Without the pictures, print the lines running from the beginning of the material to the line containing "YAxis, CartesianGrid, LabelList", both ends included.
________________________
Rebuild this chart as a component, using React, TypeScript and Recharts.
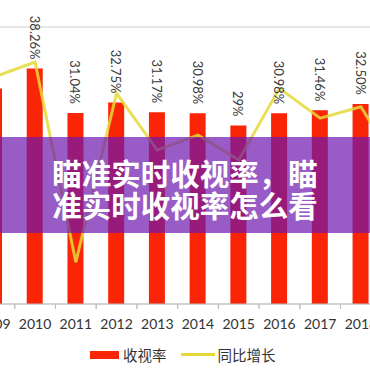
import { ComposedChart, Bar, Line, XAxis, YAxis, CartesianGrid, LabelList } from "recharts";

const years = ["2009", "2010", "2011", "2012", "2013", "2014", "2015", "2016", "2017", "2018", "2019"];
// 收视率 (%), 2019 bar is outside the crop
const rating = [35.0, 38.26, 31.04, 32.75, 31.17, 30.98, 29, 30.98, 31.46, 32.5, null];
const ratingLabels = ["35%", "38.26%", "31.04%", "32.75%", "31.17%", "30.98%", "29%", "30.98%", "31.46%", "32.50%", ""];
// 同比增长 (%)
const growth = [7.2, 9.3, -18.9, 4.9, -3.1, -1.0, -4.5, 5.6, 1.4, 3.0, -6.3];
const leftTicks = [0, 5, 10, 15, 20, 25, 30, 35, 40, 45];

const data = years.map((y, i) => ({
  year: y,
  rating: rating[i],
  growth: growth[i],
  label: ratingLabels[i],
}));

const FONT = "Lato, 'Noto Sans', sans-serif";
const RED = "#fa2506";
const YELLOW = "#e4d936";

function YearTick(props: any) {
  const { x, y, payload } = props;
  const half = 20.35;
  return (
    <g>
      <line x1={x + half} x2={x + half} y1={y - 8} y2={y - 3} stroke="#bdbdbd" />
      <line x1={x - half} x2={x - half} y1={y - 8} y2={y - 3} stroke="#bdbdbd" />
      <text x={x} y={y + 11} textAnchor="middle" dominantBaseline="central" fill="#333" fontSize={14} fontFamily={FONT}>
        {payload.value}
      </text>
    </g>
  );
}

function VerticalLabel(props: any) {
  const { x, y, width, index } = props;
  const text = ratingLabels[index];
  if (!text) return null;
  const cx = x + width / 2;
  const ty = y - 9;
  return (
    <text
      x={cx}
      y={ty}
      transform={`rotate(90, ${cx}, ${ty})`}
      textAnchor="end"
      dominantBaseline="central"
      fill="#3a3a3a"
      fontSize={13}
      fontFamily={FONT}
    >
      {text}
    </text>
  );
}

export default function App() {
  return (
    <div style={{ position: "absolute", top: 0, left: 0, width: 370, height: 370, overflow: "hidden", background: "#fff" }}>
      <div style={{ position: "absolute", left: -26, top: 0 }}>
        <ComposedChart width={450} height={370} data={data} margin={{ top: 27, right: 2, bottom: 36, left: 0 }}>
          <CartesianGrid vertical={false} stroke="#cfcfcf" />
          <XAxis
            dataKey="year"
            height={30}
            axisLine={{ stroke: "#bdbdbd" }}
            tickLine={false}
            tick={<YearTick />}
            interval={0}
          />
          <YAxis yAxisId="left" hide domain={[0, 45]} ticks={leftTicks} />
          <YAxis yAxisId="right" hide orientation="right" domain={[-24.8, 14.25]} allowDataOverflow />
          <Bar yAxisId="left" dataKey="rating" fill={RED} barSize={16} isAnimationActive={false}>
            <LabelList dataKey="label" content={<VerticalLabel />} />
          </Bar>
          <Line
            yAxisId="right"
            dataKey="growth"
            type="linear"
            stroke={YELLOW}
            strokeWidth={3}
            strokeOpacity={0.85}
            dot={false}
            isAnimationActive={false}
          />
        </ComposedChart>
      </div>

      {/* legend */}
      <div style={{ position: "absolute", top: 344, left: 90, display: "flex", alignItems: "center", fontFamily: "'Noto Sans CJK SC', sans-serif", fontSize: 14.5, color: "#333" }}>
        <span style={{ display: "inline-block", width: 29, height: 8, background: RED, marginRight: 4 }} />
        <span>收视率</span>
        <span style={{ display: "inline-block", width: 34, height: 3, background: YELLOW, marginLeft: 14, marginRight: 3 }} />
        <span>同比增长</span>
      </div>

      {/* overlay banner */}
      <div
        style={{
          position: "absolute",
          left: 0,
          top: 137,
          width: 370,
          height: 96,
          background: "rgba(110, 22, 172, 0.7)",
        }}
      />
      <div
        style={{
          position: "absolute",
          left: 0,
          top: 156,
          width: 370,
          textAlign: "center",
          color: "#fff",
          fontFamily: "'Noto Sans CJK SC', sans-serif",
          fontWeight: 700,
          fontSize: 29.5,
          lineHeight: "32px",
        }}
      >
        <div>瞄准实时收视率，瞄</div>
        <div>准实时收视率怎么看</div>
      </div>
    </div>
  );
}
________________________
### Full response
Rebuild this chart as a component, using React, TypeScript and Recharts.
import { ComposedChart, Bar, Line, XAxis, YAxis, CartesianGrid, LabelList } from "recharts";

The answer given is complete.